ATHENS (Reuters) - Greek teachers will kick off the school year with rolling strikes to protest public sector layoffs and forced transfers demanded by the country's international lenders, labor unions said on Monday.
The school year begins on Wednesday, and the government must designate thousands of public sector workers for possible dismissal to convince its borrowers arriving for an inspection visit on September 22 it deserves further bailout funding.
But efforts to put state workers in a so-called "mobility scheme" to reform the public sector have met fierce resistance from labor unions, which say any firings or transfers will further hurt austerity-hit families.
High school teachers' labor union OLME announced on Monday plans for five-day rolling strikes from September 16.
"Education is under attack," OLME said in a statement calling students and their parents to join the protests against school mergers, job cuts and transfers. "We can and we will topple these policies."
High-school teachers have repeatedly walked off the job to protest the government's plans. The conservative-led coalition invoked emergency powers in May to mobilize teachers and prevent a strike that would have disrupted university entry exams.
OLME is expected to join a 48-hour strike on Sept 18-19 called by Greece's largest public sector union ADEDY.

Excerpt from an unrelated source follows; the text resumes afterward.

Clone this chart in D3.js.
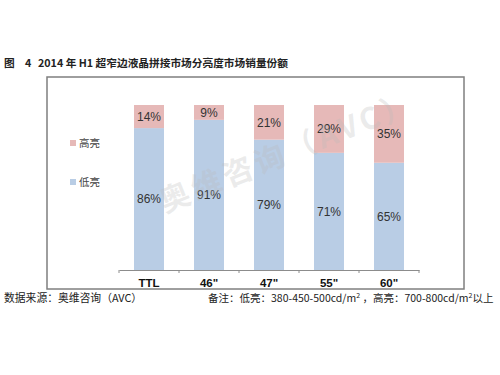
<!DOCTYPE html>
<html>
<head>
<meta charset="utf-8">
<script src="https://cdn.jsdelivr.net/npm/d3@7"></script>
<style>
  body { margin: 0; background: #fff; }
  svg { font-family: Arial, "Liberation Sans", "Noto Sans CJK SC", sans-serif; }
</style>
</head>
<body>
<svg width="500" height="375"></svg>
<script>
// categorias e séries
const categories = ["TTL", "46\"", "47\"", "55\"", "60\""];
const lowShare = [86, 91, 79, 71, 65];   // 低亮
const highShare = [14, 9, 21, 29, 35];   // 高亮
const seriesNames = ["低亮", "高亮"];
const seriesColors = ["#b9cde5", "#e6b9b8"];

const svg = d3.select("svg");
const cjk = "\"Noto Sans CJK SC\", Arial, sans-serif";

// título
[["图", 4], ["4", 25], ["2014 年 H1 超窄边液晶拼接市场分亮度市场销量份额", 38]].forEach(([t, px]) => {
  svg.append("text")
      .attr("x", px).attr("y", 67)
      .attr("font-family", cjk)
      .attr("font-size", 10.7).attr("font-weight", "bold").attr("fill", "#222")
      .text(t);
});

// moldura
svg.append("rect")
    .attr("x", 47).attr("y", 77)
    .attr("width", 417).attr("height", 212)
    .attr("fill", "none").attr("stroke", "#7f7f7f").attr("stroke-width", 1.5);

const x = d3.scaleBand()
    .domain(categories)
    .range([119, 419])
    .paddingInner(0.5).paddingOuter(0.25);

const y = d3.scaleLinear()
    .domain([0, 100])
    .range([270, 105]);

const rows = categories.map((c, i) => ({cat: c, low: lowShare[i], high: highShare[i]}));
const stacked = d3.stack().keys(["low", "high"])(rows);

const g = svg.append("g");
g.selectAll("g.layer")
  .data(stacked)
  .enter().append("g")
    .attr("class", "layer")
    .attr("fill", (d, i) => seriesColors[i])
  .selectAll("rect")
  .data(d => d)
  .enter().append("rect")
    .attr("x", d => x(d.data.cat))
    .attr("y", d => y(d[1]))
    .attr("width", x.bandwidth())
    .attr("height", d => y(d[0]) - y(d[1]));

// rótulos dos valores
stacked.forEach(layer => {
  g.selectAll(null)
    .data(layer)
    .enter().append("text")
      .attr("x", d => x(d.data.cat) + x.bandwidth() / 2)
      .attr("y", d => (y(d[0]) + y(d[1])) / 2)
      .attr("dy", "0.35em")
      .attr("text-anchor", "middle")
      .attr("font-size", 12)
      .attr("fill", "#333")
      .text(d => (d[1] - d[0]) + "%");
});

// eixo x
const axis = svg.append("g")
    .attr("transform", "translate(0,270)")
    .call(d3.axisBottom(x).tickSize(0).tickPadding(9));
axis.select(".domain").attr("stroke", "#8c8c8c").attr("stroke-width", 1.2);
axis.selectAll(".tick text")
    .attr("font-size", 11.5).attr("font-weight", "bold").attr("fill", "#111");
const step = x.step();
axis.selectAll("line.sep")
  .data(d3.range(categories.length + 1))
  .enter().append("line")
    .attr("class", "sep")
    .attr("x1", i => 119 + i * step).attr("x2", i => 119 + i * step)
    .attr("y1", 0).attr("y2", 3)
    .attr("stroke", "#8c8c8c");

// legenda
const legendY = [182, 143];
seriesNames.forEach((name, i) => {
  svg.append("rect")
      .attr("x", 70).attr("y", legendY[i] - 3)
      .attr("width", 6).attr("height", 6)
      .attr("fill", seriesColors[i]);
  svg.append("text")
      .attr("x", 79).attr("y", legendY[i])
      .attr("dy", "0.35em")
      .attr("font-family", cjk)
      .attr("font-size", 10.5).attr("fill", "#444")
      .text(name);
});

// marca d'água
svg.append("text")
    .attr("transform", "translate(165,213) rotate(-22)")
    .attr("font-family", cjk)
    .attr("font-size", 30).attr("font-weight", "bold")
    .attr("fill", "#bbb").attr("fill-opacity", 0.3)
    .attr("letter-spacing", 4)
    .text("奥维咨询（AVC）");

// rodapé
svg.append("text")
    .attr("x", 4).attr("y", 302)
    .attr("font-family", cjk)
    .attr("font-size", 10.8).attr("fill", "#222")
    .text("数据来源：奥维咨询（AVC）");
const note = svg.append("text")
    .attr("x", 208).attr("y", 302)
    .attr("font-family", cjk)
    .attr("font-size", 10.5).attr("fill", "#222");
note.append("tspan").text("备注：低亮：380-450-500cd/m");
note.append("tspan").attr("dy", -4).attr("font-size", 7).text("2");
note.append("tspan").attr("dy", 4).text(" ，高亮：700-800cd/m");
note.append("tspan").attr("dy", -4).attr("font-size", 7).text("2");
note.append("tspan").attr("dy", 4).text("以上");
</script>
</body>
</html>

Athens must put a total 25,000 workers in the mobility scheme by the end of the year, and they will be evaluated and transferred to other jobs or dismissed. It must also meet a target of 15,000 mandatory exits in 2013-2014.
Firing workers is a taboo in the crisis-hit country where unemployment has jumped over 27 percent and poverty levels have soared amid a six-year recession.
But foreign lenders have warned that the billions of euros in aid payments that Greece needs to stay afloat cannot continue unless it pushes forward with reforming a corruption-prone state apparatus where hiring is often made for political patronage.